Das Badezimmer ist einmal wieder auf unabsehbare Zeit von meinem pubertierenden Sohn belegt. Bis die Zahnspangen geputzt, alle Haarsträhnchen gestylt und die Luft mit Deospray gesättigt sind – das kann dauern.

Also bleibe ich noch ein wenig am Frühstückstisch sitzen, aber statt mich zu entspannen, suchen meine Augen krampfhaft eine Beschäftigung. Die finden sie schließlich auf meiner Müsli-Packung. »Zutaten«, steht da, gefolgt von einer ziemlich langen Liste. Meine Augen überfliegen die Liste: Hafer, Milch, Joghurt, Milchzucker, Weizen, Gerste. O. K., nichts Spektakuläres – Müsli halt.

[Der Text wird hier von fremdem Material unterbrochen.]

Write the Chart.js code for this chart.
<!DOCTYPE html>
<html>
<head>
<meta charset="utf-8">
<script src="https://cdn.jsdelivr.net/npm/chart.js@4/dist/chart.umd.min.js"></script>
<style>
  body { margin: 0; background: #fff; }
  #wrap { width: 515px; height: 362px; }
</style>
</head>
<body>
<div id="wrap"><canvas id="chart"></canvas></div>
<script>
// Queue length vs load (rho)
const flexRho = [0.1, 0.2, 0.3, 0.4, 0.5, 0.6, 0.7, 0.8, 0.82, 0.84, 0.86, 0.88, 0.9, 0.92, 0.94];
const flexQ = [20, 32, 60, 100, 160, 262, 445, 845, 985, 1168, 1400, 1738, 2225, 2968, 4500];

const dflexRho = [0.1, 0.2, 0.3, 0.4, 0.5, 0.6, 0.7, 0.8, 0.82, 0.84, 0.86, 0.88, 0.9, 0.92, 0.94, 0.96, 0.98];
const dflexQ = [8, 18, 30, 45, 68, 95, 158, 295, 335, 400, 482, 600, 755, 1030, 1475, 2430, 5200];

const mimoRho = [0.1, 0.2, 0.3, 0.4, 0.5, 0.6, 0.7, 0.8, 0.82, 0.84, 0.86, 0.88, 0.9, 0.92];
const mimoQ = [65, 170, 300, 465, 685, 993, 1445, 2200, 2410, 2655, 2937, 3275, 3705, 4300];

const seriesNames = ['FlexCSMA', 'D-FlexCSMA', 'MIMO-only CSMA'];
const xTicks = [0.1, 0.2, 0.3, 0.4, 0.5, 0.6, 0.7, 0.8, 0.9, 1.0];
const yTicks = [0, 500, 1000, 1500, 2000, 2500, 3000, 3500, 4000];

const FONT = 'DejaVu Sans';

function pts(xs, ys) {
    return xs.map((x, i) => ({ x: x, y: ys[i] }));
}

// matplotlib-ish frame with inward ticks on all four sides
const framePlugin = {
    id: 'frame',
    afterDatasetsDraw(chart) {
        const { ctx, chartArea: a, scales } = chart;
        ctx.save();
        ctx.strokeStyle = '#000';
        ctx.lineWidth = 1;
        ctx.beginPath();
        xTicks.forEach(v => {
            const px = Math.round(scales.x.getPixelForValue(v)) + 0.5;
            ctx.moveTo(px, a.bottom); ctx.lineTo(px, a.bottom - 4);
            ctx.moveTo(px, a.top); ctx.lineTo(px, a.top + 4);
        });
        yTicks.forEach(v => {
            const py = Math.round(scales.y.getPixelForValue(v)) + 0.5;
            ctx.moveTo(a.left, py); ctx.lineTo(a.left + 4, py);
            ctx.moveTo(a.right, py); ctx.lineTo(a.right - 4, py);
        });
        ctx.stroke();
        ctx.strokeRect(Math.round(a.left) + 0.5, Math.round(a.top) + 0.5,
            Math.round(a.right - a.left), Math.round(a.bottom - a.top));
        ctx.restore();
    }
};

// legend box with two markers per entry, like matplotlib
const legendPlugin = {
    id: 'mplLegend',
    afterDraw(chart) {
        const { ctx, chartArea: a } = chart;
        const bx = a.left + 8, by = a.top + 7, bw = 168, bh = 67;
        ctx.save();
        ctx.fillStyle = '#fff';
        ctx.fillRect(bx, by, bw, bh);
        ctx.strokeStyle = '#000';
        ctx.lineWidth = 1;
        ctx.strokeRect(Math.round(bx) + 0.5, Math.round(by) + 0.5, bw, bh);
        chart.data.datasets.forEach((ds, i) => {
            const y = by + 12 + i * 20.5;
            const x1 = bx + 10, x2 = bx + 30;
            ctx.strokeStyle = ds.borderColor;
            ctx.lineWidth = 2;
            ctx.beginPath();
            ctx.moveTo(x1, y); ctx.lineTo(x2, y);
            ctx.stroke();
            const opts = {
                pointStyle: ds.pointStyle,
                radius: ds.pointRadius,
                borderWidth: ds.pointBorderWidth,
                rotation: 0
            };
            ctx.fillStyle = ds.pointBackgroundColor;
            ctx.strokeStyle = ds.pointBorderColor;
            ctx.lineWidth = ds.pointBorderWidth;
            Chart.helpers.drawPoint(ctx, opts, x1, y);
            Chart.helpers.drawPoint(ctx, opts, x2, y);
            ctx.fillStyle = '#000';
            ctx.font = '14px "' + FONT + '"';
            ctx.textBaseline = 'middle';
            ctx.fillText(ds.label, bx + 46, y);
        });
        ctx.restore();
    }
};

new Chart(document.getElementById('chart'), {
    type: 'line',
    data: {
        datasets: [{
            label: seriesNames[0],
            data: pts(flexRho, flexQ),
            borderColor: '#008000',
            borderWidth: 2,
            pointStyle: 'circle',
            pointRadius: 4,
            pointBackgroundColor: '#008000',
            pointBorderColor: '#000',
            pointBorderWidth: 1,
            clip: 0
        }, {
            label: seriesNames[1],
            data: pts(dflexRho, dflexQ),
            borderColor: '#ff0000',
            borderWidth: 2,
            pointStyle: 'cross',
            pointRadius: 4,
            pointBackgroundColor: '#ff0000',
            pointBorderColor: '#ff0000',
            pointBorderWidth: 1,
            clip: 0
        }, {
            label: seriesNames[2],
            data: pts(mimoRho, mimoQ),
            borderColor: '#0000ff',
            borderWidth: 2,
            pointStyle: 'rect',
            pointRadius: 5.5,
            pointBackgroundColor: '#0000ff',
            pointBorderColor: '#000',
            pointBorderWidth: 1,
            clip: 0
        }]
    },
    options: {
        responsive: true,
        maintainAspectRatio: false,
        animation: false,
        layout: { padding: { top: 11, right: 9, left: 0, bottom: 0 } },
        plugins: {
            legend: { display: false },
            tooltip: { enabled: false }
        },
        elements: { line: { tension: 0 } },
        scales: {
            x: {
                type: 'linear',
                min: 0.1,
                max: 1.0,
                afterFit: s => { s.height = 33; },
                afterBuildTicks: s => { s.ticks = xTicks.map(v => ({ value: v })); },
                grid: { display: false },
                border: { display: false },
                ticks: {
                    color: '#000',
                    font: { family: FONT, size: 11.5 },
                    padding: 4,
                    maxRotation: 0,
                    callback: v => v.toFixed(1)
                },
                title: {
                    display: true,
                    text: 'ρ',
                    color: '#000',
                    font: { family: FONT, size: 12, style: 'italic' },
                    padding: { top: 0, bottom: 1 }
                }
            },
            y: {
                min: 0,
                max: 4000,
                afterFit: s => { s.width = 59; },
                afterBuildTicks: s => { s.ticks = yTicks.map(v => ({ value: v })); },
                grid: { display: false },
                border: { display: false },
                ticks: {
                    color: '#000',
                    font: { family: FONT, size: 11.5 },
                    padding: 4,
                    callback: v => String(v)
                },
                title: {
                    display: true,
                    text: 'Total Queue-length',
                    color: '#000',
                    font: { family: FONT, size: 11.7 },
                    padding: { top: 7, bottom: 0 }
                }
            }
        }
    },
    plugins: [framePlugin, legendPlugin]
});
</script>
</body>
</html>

Also mein Sohn braucht heute aber lange! Wieder finden meine Augen nichts Besseres als die Liste auf der Müsli-Schachtel. Diesmal lese ich aber nicht mehr, sondern glotze die Liste nur noch gedankenverloren an. Erst jetzt fällt mir auf, dass einige Wörter in der Liste unterstrichen sind. Ist das schlau! Langsam kommt mein Hirn in die Gänge. Da sind genau die Zutaten unterstrichen, die ich beim Überfliegen gelesen habe! Wie eine Marionette habe ich mich beim schnellen Überfliegen durch die Unterstreichungen leiten lassen.

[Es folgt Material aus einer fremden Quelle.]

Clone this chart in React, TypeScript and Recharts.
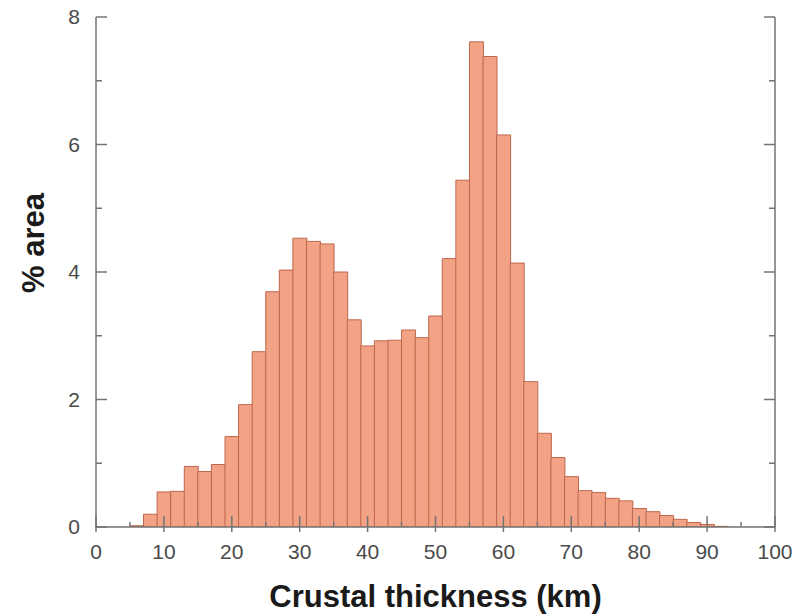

Jetzt will ich auch wissen, was ich beim ersten Mal nicht gelesen hatte. Also studiere ich die Liste ein zweites Mal. Oha, da steht plötzlich auch etwas von »Zucker«, »Fettüberzug«, »Fettglasur«, »Palmöl«, »Emulgator«, »Salz«, »Malzextrakt«, »Säureregulator«, »Sonnenblumenöl«, »Weizenkleber«, »Getreide-Extrudat«, »Backtriebmittel« und »Aroma«. Klingt gleich irgendwie anders.

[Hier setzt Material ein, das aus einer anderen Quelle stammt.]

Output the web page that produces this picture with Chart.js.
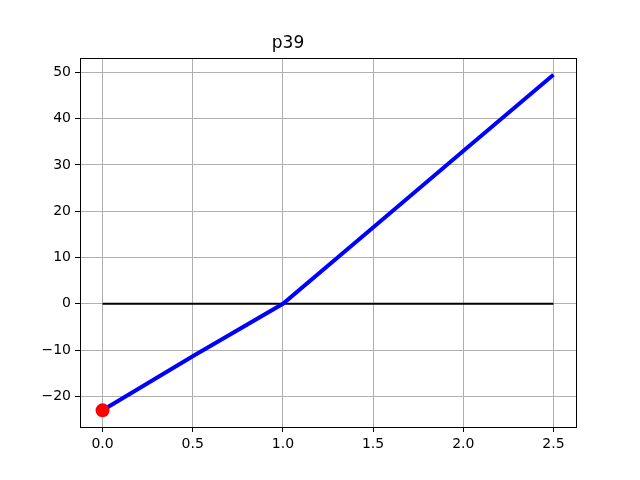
<!DOCTYPE html>
<html>
<head>
<meta charset="utf-8">
<script src="https://cdn.jsdelivr.net/npm/chart.js@4"></script>
<style>
  html, body { margin: 0; padding: 0; background: #fff; }
  #wrap { width: 640px; height: 480px; }
</style>
</head>
<body>
<div id="wrap"><canvas id="chart"></canvas></div>
<script>
"use strict"

// values
const xs = [0, 0.5, 1, 1.5, 2, 2.5];
const ys = [-23, -11.3, 0, 16.5, 33, 49.5];
const zeroX = [0, 2.5];
const zeroY = [0, 0];
const startPoint = [{ x: 0, y: -23 }];

const xTicks = [0, 0.5, 1, 1.5, 2, 2.5];
const yTicks = [-20, -10, 0, 10, 20, 30, 40, 50];

const font = { family: "DejaVu Sans", size: 14 };

// black frame round the plot area, like matplotlib spines
const frame = {
  id: "frame",
  afterDraw(chart) {
    const a = chart.chartArea, ctx = chart.ctx;
    ctx.save();
    ctx.strokeStyle = "#000";
    ctx.lineWidth = 1;
    ctx.strokeRect(Math.round(a.left) + 0.5, Math.round(a.top) + 0.5,
      Math.round(a.right - a.left), Math.round(a.bottom - a.top));
    ctx.restore();
  }
};

const data = {
  datasets: [
    {
      data: startPoint,
      showLine: false,
      pointRadius: 7,
      pointBackgroundColor: "#ff0000",
      pointBorderWidth: 0,
      order: 0
    },
    {
      data: xs.map((x, i) => ({ x: x, y: ys[i] })),
      borderColor: "#0000ff",
      borderWidth: 4,
      pointRadius: 0,
      order: 1
    },
    {
      data: zeroX.map((x, i) => ({ x: x, y: zeroY[i] })),
      borderColor: "#000",
      borderWidth: 2,
      pointRadius: 0,
      order: 2
    }
  ]
};

const config = {
  type: "scatter",
  data: data,
  options: {
    animation: false,
    responsive: true,
    maintainAspectRatio: false,
    devicePixelRatio: 1,
    layout: { padding: { left: 0, right: 64, top: 0, bottom: 0 } },
    plugins: {
      legend: { display: false },
      tooltip: { enabled: false },
      title: {
        display: true,
        text: "p39",
        color: "#000",
        font: { family: "DejaVu Sans", size: 17, weight: "normal" },
        padding: { top: 33.6, bottom: 4 }
      }
    },
    datasets: { scatter: { showLine: true } },
    scales: {
      x: {
        type: "linear",
        min: -0.125,
        max: 2.625,
        afterBuildTicks: axis => { axis.ticks = xTicks.map(v => ({ value: v })); },
        afterFit: axis => { axis.height = 53; },
        border: { display: false },
        grid: { color: "#b0b0b0", lineWidth: 1, tickColor: "#000", tickLength: 5 },
        ticks: {
          color: "#000",
          font: font,
          padding: 4,
          maxRotation: 0,
          callback: v => v.toFixed(1)
        }
      },
      y: {
        type: "linear",
        min: -26.6,
        max: 53.1,
        afterBuildTicks: axis => { axis.ticks = yTicks.map(v => ({ value: v })); },
        afterFit: axis => { axis.width = 80; },
        border: { display: false },
        grid: { color: "#b0b0b0", lineWidth: 1, tickColor: "#000", tickLength: 5 },
        ticks: {
          color: "#000",
          font: font,
          padding: 4,
          callback: v => (v < 0 ? "\u2212" + Math.abs(v) : String(v))
        }
      }
    }
  },
  plugins: [frame]
};

const canvas = document.querySelector("#chart");
const chart = new Chart(canvas, config);
</script>
</body>
</html>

Verflixt, wird denn heute das Bad gar nicht mehr frei? Ich stelle die Müslipackung wieder hin und fummele an den nächsten Gegenständen auf dem Tisch herum. Jetzt habe ich den Brotaufstrich meines Sohns in der Hand. Nennt sich »Milch-Schoko-Creme«. Hier sind die vermeintlich »gesunden« Zutaten nicht unterstrichen, sondern fett gedruckt. Das ist weniger plump als die Unterstreichungen, wirkt aber genauso. Clever gemacht ist auch, dass hier eine weiße Schrift verwendet wird und keine schwarze Schrift. Die weiße Farbe unterstreicht das Thema »Milch«, genau wie das große gezeichnete Gesicht einer lächelnden Kuh unmittelbar über der Zutatenliste. Die List(e) beginnt mit den Hauptzutaten Zucker, Rapsöl und Palmöl. Dann folgen Vollmilchpulver mit gerade einmal einem Anteil von 7 Prozent, wieder etwas Fetthaltiges, nämlich Sonnenblumenöl, sowie 3 Prozent Kakaopulver (ebenfalls sehr fett). In der »Milch-Schoko-Creme« sind zusammen also gerade einmal rund 10 Prozent Milch und Schokolade. Eigentlich müsste das Zeug nicht »Milch-Schoko-Creme« heißen, sondern »Zucker-Rapsöl-Palmöl-Creme«. Ab sofort werde ich sie auch so nennen.

Oh – jetzt kommt mein Sohn endlich wieder aus dem Bad hinunter. »Möchtest du noch ein Zucker-Rapsöl-Palmöl Brötchen?«

Nachtrag: Inzwischen habe ich noch ein paar weitere beliebte Tricks zusammengetragen, wie wir beim Lesen von Verpackungen manipuliert werden.

  • »Ohne …« – Jedes Lebensmittel ist »ohne« irgendetwas. Oft sind solche Angaben, was in einem Produkt nicht enthalten ist, vollkommen unsinnig und dienen nur dem schönen Klang. Überspitzt könnte zum Beispiel groß auf einer Wasserflasche stehen »Ohne Zucker, ohne Konservierungsstoffe«. Wasser halt …
  • »Aus Vertragsanbau« – Der Hersteller hat also einen Vertrag mit seinem Lieferanten. Wow!
  • »Aus kontrolliertem Anbau« – Der Anbau wird also kontrolliert. Aha. Und auf was? Und von wem? Und wie oft? Und was kommt dabei heraus?
  • »Klinisch getestet« – Und? Ergebnis?
  • »Jetzt noch besser«, »verbesserte Formel«, »das beste …, das es je gab« – Mein Favorit. Rein logisch betrachtet bedeutet die darin enthaltene Aussage nichts anderes als: »Bisher war unser Produkt noch verbesserungsfähig«. Was wird wohl in zwei Jahren auf der Verpackung stehen?